ACLU Sues Government Over Surveillance Programs
You can’t say you didn’t see this one coming, but the American Civil Liberties Union has just sued James Clapper, the Director of National Intelligence, arguing that the recently disclosed surveillance programs tracking the phone and Internet use of American citizens violate the First and Fourth Amendments to the U.S. Constitution.
The suit, filed in a federal court in New York, also names Attorney General Eric Holder, FBI Director Robert Mueller and Keith Alexander, director of the National Security Agency. (Here’s a PDF copy of the original complaint.)

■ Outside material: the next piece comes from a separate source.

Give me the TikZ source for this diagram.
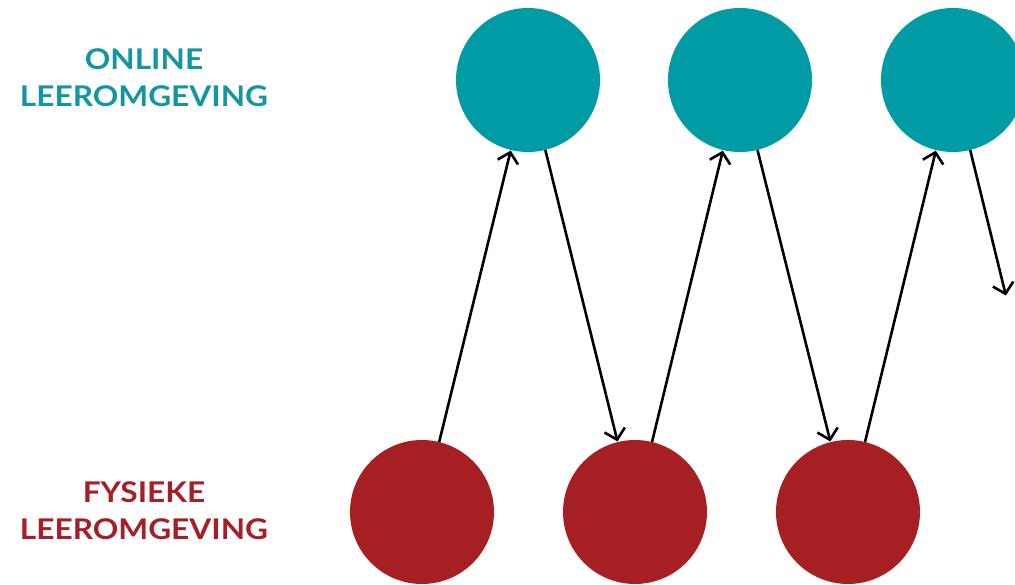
\documentclass[tikz,border=0pt]{standalone}
\usepackage{fontspec}
\setmainfont{Lato}
\usetikzlibrary{arrows.meta}
\definecolor{tealc}{RGB}{0,155,165}
\definecolor{redc}{RGB}{166,31,35}
\definecolor{tealt}{RGB}{20,150,160}
\definecolor{redt}{RGB}{166,31,40}
\tikzset{
  online/.style={circle,fill=tealc,draw=none,minimum size=144pt,inner sep=0pt},
  fysiek/.style={circle,fill=redc,draw=none,minimum size=144pt,inner sep=0pt},
  flow/.style={line width=2.6pt,-{Straight Barb[length=10pt,width=21pt,line width=2.6pt]},shorten >=0.5pt},
  lbl/.style={font=\fontsize{28.5}{37}\selectfont\bfseries,inner sep=0pt}
}
\newcommand{\twoline}[2]{\scalebox{1.11}[1]{\begin{tabular}{@{}c@{}}#1\\#2\end{tabular}}}
\begin{document}
\begin{tikzpicture}[x=1pt,y=-1pt]
\clip (0,0) rectangle (1015,584);
\useasboundingbox (0,0) rectangle (1015,584);
\node[lbl,text=tealt] (lon) at (144,81) {\twoline{ONLINE}{LEEROMGEVING}};
\node[lbl,text=redt] (lfy) at (144,514) {\twoline{FYSIEKE}{LEEROMGEVING}};
\node[online] (t1) at (528,80) {};
\node[online] (t2) at (740,80) {};
\node[online] (t3) at (953,80) {};
\node[fysiek] (r1) at (422,512) {};
\node[fysiek] (r2) at (635,512) {};
\node[fysiek] (r3) at (848,512) {};
\coordinate (end) at (1006,296);
\draw[flow] (r1) -- (t1);
\draw[flow] (t1) -- (r2);
\draw[flow] (r2) -- (t2);
\draw[flow] (t2) -- (r3);
\draw[flow] (r3) -- (t3);
\draw[flow] (t3) -- (end);
\end{tikzpicture}
\end{document}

“The practice is akin to snatching every American’s address book — with annotations detailing whom we spoke to, when we talked, for how long, and from where,” the opening section of the complaint reads. “It gives the government a comprehensive record of our associations and public movements, revealing a wealth of detail about our familial, political, professional, religious, and intimate associations.”

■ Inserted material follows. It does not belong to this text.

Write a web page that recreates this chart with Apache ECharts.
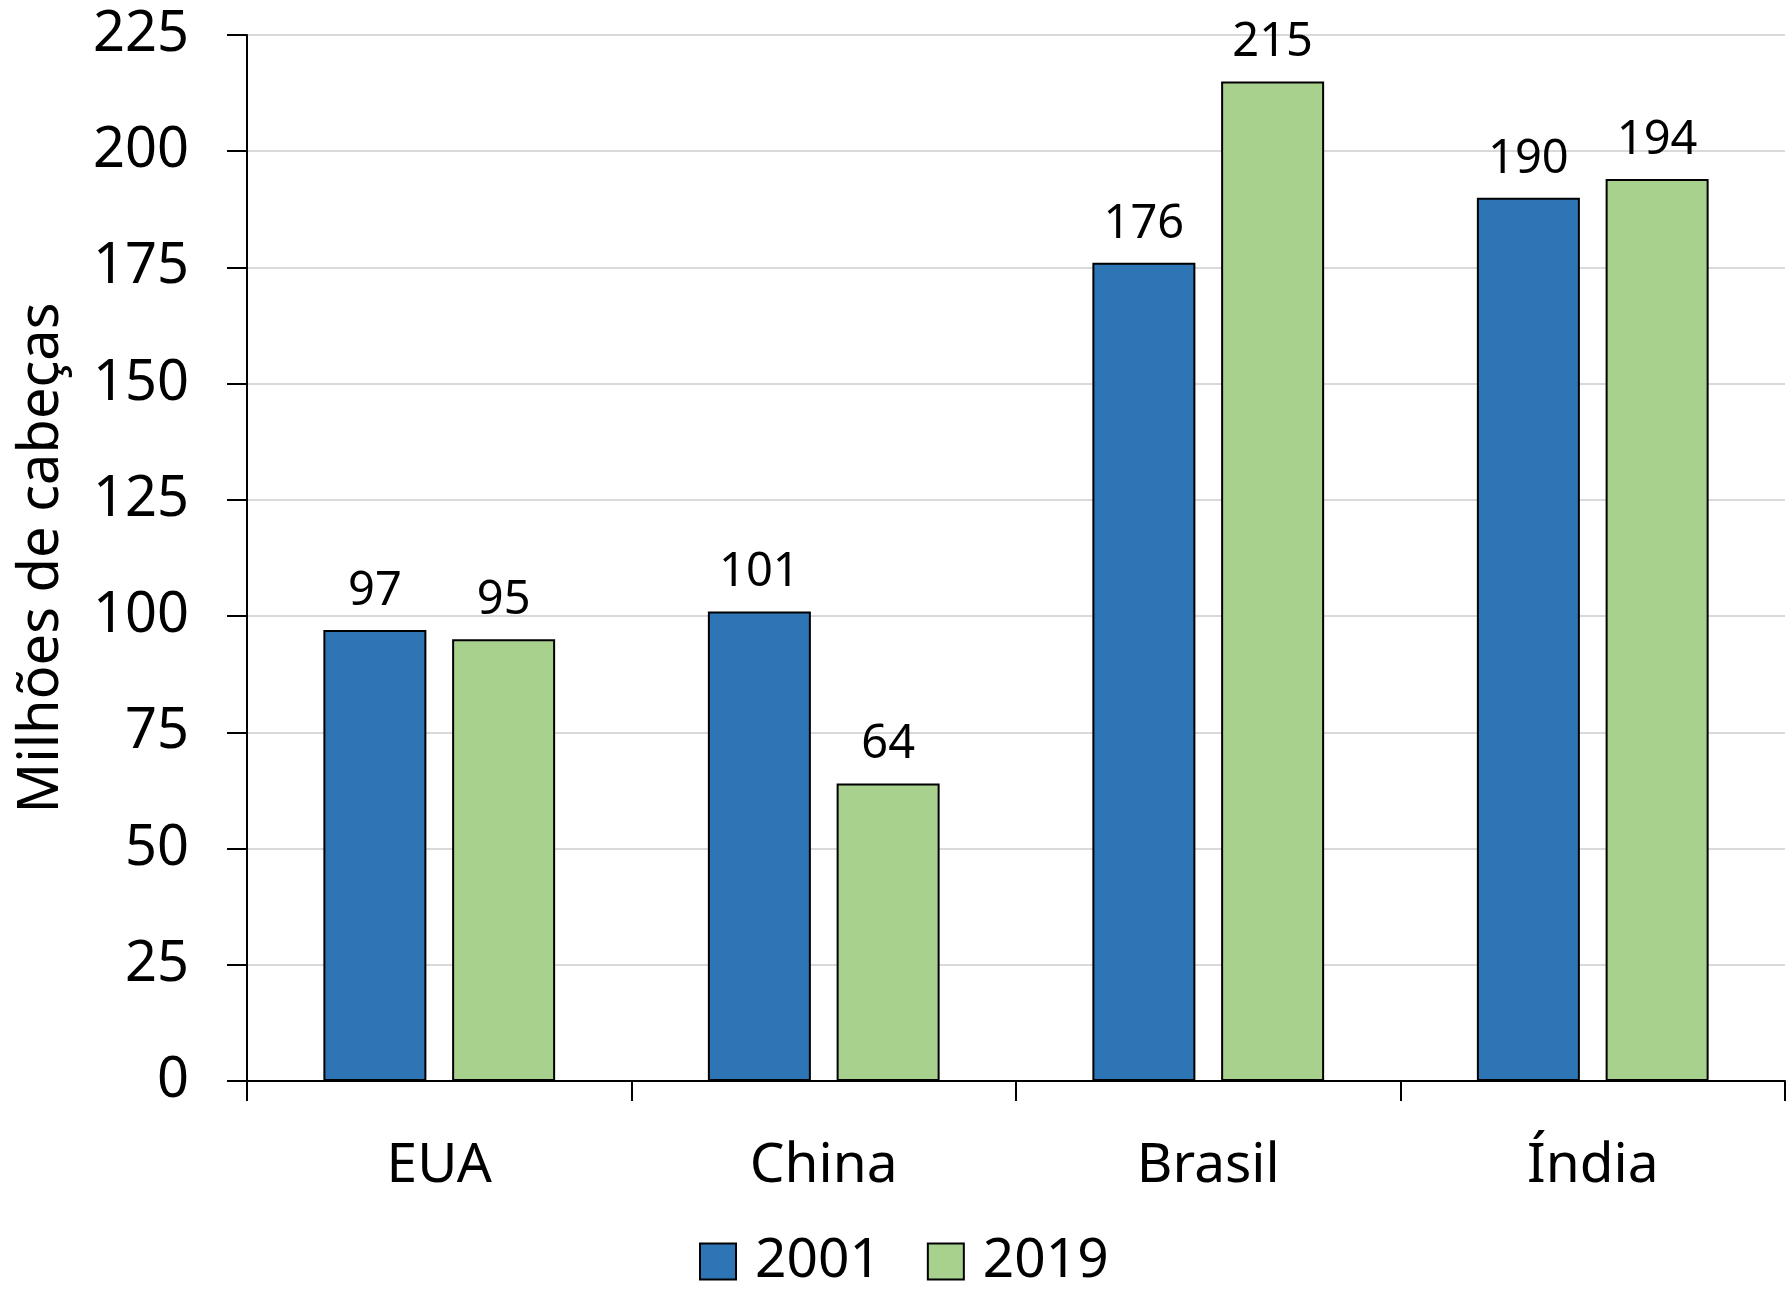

The ACLU points out that, in a case last year, a majority of justices on the U.S. Supreme Court supported the idea that collecting troves of seemingly innocuous information on people — in this case, data collected from GPS trackers planted by police — amounts to a pretty clear violation of someone’s rights under the Fourth Amendment. In that case, the court found that a GPS tracker placed on someone’s car by police and used to track his movements for a month, qualifies as an unreasonable search. The programs disclosed in recent days are “precisely that kind of unreasonable incursion into Americans’ private lives,” the ACLU said in a statement.